CHT women too have demanded equal inheritance rights within their traditional patriarchal indigenous societies. Recently, a delegation of Chakma women, who have the support of their indigenous sisters of the CHT, submitted a memorandum on February 8, 2011 to the Chakma Raja claiming recognition of equal inheritance rights for Chakma women at a summit of the hill women in Rangamati. Meanwhile, women belonging to other indigenous groups, including Tripura, Tanchangya, Lushai, etc, of the CHT are also discussing the issue of formally claiming equal inheritance rights for themselves.
SAND’s demands, it is important to note, incorporates the demands of indigenous peoples, both indigenous men and women in Bangladesh. Among its inclusive list of demands is: ‘constitutional recognition of adivasis (indigenous people); the inclusion of adivasi notions of property in the Constitution. Further, an end to the militarisation of the Chittagong Hill Tracts, the inclusion of measures which will ensure the safety and security of jumma women.’

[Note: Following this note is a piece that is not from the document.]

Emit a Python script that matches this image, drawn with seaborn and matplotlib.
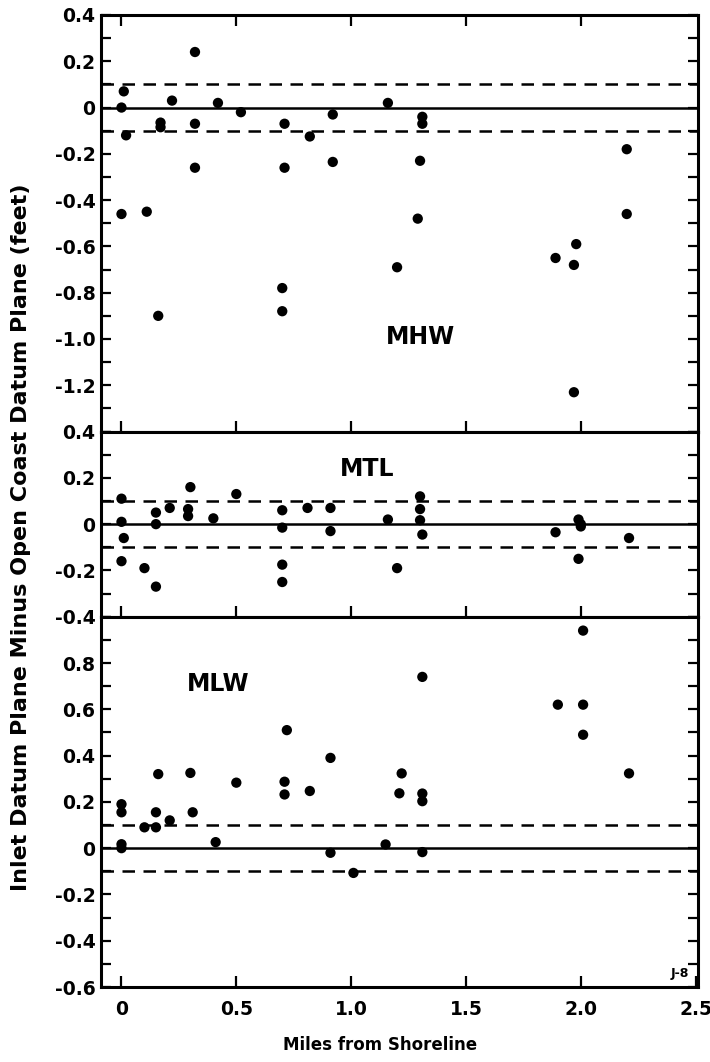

Re-membering Kalpana today is also imagining a better future. Re-membering Kalpana is striving for a better world which allows us all to be equal citizens irrespective of our race, colour, ethnicity, gender or sexual orientation, and by adopting affirmative actions towards those who have been repressed and neglected for decades by the state’s wrong and ill policies. Regarding a better world, Canadian writer, poet and environmental activist Margaret Atwood reminds us that ‘…it is by the better world we can imagine that we judge the world we have’, and she cautions us, ‘[i]f we cease to judge this world, we may find ourselves, very quickly, in one which is infinitely worse.’
In the action of ‘re-membering’, ‘putting-together’ today, our abducted friend and fellow traveller, Kalpana re-members our collective struggle for establishing our just rights. Kalpana re-members our collective resistance against injustice. Kalpana re-members our solidarity for equality, justice and peace. And, Kalpana, indeed, re-members a potential future of a conscious, all-inclusive women’s rights movement from the second decade in the 21st century Bangladesh.